Unsurprisingly, the ranking of in-demand jobs corresponds closely with each role’s requirement of critical thinking, judgment, creativity, and analysis. This also means that the level of demand for jobs facing displacement can be closely correlated with its repetitiveness, simplicity, and lack of critical thinking.
The top jobs with increasing demand, in order, are as follows: data analysts and scientists, AI and machine learning specialists, big data specialists, digital marketing and strategy specialists, process automation specialists, business development professionals, digital transformation specialists, information security analysts, software/applications developers, and internet of things specialists.
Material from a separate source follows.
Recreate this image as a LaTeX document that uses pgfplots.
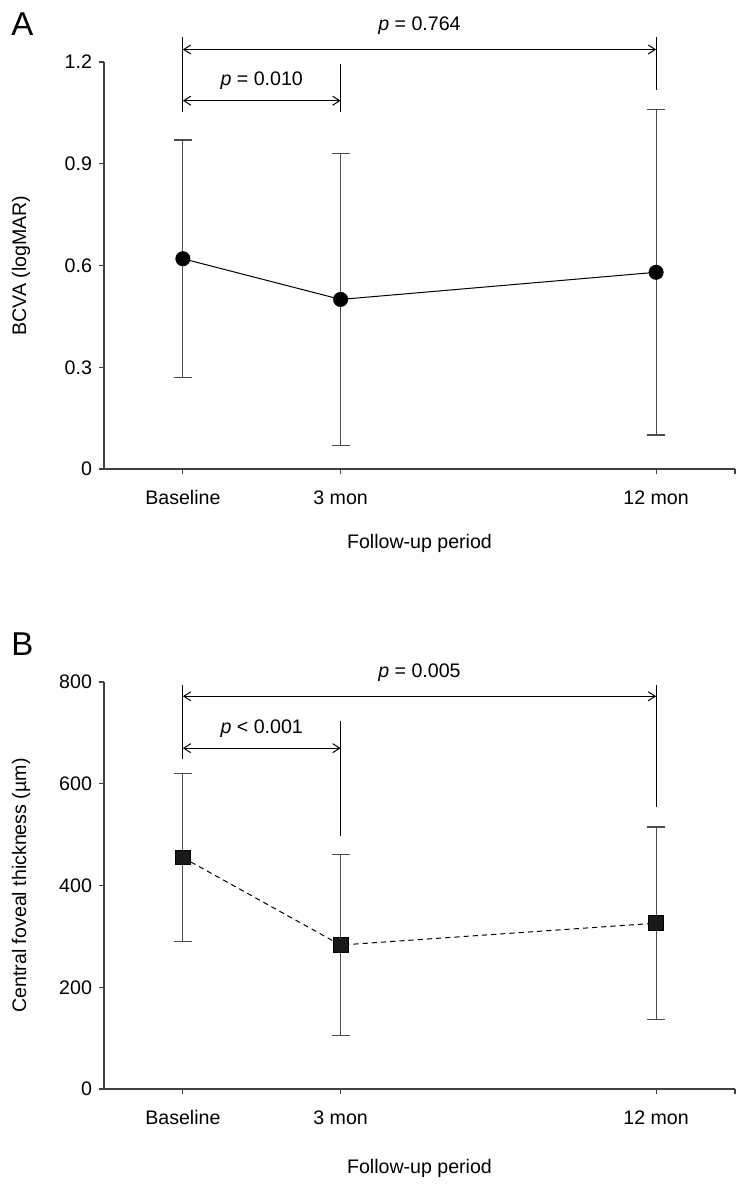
\documentclass[border=0pt]{standalone}
\usepackage{fontspec}
\setmainfont{Liberation Sans}
\usepackage{pgfplots}
\pgfplotsset{compat=1.18}
\usetikzlibrary{arrows.meta}
\definecolor{axgray}{gray}{0.25}
\definecolor{ebgray}{gray}{0.3}
\pgfplotsset{panel/.style={
  scale only axis, width=315.5pt, height=203.5pt,
  axis lines*=left,
  axis line style={axgray, line width=0.7pt},
  tick style={axgray, line width=0.6pt},
  tick align=outside, major tick length=2.5pt,
  xmin=-0.5, xmax=3.5,
  xtick={0,1,3}, xticklabels={Baseline,3 mon,12 mon},
  extra x ticks={3.5}, extra x tick labels={},
  font=\fontsize{9.8}{11}\selectfont,
  ticklabel style={font=\fontsize{9.8}{11}\selectfont},
  xticklabel style={yshift=-4.5pt, text height=7.2pt, text depth=0pt},
  /pgf/number format/assume math mode=true,
  clip=false,
  every axis y label/.style={at={(axis description cs:-0.1315,0.5)},rotate=90,anchor=center},
  every axis x label/.style={at={(axis description cs:0.5,-0.182)},anchor=center},
}}
\tikzset{bar/.style={{Straight Barb[length=3.5pt,width=4.5pt]}-{Straight Barb[length=3.5pt,width=4.5pt]}, black, line width=0.5pt},
  vl/.style={black, line width=0.5pt}}
\begin{document}
\begin{tikzpicture}[x=1pt,y=1pt]
\path[use as bounding box] (0,0) rectangle (373,-592.5);
\node[anchor=north west, inner sep=0pt, font=\fontsize{16.5}{17}\selectfont] at (5.5,-6) {A};
\node[anchor=north west, inner sep=0pt, font=\fontsize{16.5}{17}\selectfont] at (5.5,-316) {B};
\begin{axis}[panel, at={(52pt,-234.5pt)}, anchor=south west,
  ymin=0, ymax=1.2, ytick={0,0.3,0.6,0.9,1.2},
  yticklabels={0,0.3,0.6,0.9,1.2},
  xlabel={Follow-up period}, ylabel={BCVA (logMAR)}]
\addplot[black, line width=0.5pt, mark=*, mark size=3.5pt, mark options={fill=black, solid},
  error bars/.cd, y dir=both, y explicit,
  error bar style={ebgray, line width=0.5pt, solid},
  error mark options={rotate=90, mark size=4.5pt, ebgray, line width=0.6pt}]
coordinates {(0,0.62) +- (0,0.35) (1,0.50) +- (0,0.43) (3,0.58) +- (0,0.48)};
\draw[vl] (axis cs:0,1.273) -- (axis cs:0,1.052);
\draw[vl] (axis cs:3,1.273) -- (axis cs:3,1.117);
\draw[vl] (axis cs:1,1.193) -- (axis cs:1,1.052);
\draw[bar] (axis cs:0,1.237) -- (axis cs:3,1.237);
\draw[bar] (axis cs:0,1.086) -- (axis cs:1,1.086);
\node at (axis cs:1.5,1.306) {\textit{p} = 0.764};
\node at (axis cs:0.5,1.144) {\textit{p} = 0.010};
\end{axis}
\begin{axis}[panel, at={(52pt,-544.5pt)}, anchor=south west,
  ymin=0, ymax=800, ytick={0,200,400,600,800},
  xlabel={Follow-up period}, ylabel={Central foveal thickness (µm)},
  every axis x label/.style={at={(axis description cs:0.5,-0.194)},anchor=center}]
\addplot[black, line width=0.5pt, dash pattern=on 2.6pt off 2pt, mark=square*, mark size=3.7pt, mark options={fill=black!90, solid},
  error bars/.cd, y dir=both, y explicit,
  error bar style={ebgray, line width=0.5pt, solid},
  error mark options={rotate=90, mark size=4.5pt, ebgray, line width=0.6pt, solid}]
coordinates {(0,455) +- (0,165) (1,283) +- (0,178.5) (3,326) +- (0,189)};
\draw[vl] (axis cs:0,795) -- (axis cs:0,648);
\draw[vl] (axis cs:3,795) -- (axis cs:3,555);
\draw[vl] (axis cs:1,724) -- (axis cs:1,498);
\draw[bar] (axis cs:0,772) -- (axis cs:3,772);
\draw[bar] (axis cs:0,670) -- (axis cs:1,670);
\node at (axis cs:1.5,818) {\textit{p} = 0.005};
\node at (axis cs:0.5,708) {\textit{p} < 0.001};
\end{axis}
\end{tikzpicture}
\end{document}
Conversely, the top 10 jobs where demand is decreasing most heavily, in order, are as follows: data entry clerks, administrative and executive secretaries, payroll and bookkeeping clerks, accountants & auditors, assembly and factory workers, business services and administration managers, client information and customer service workers, general and operations managers, mechanics and machinery repairers, and stock-keeping clerks.
As we move into 2021 and the situation surrounding the pandemic evolves, it’s possible that some of the previously reported findings shift back to predicted 2018 or 2019 levels. However, it’s also possible that business leaders continue to lean towards more of a technology-centered organization in hopes of bringing their company into the workplace of the future.
Accordingly, employees of all industries and seniority levels should remain keenly aware of how fast things can change. Just as no one expected such a crazy economic and health headwind in 2020, we need to be aware of tectonic changes that could be lurking right around the corner.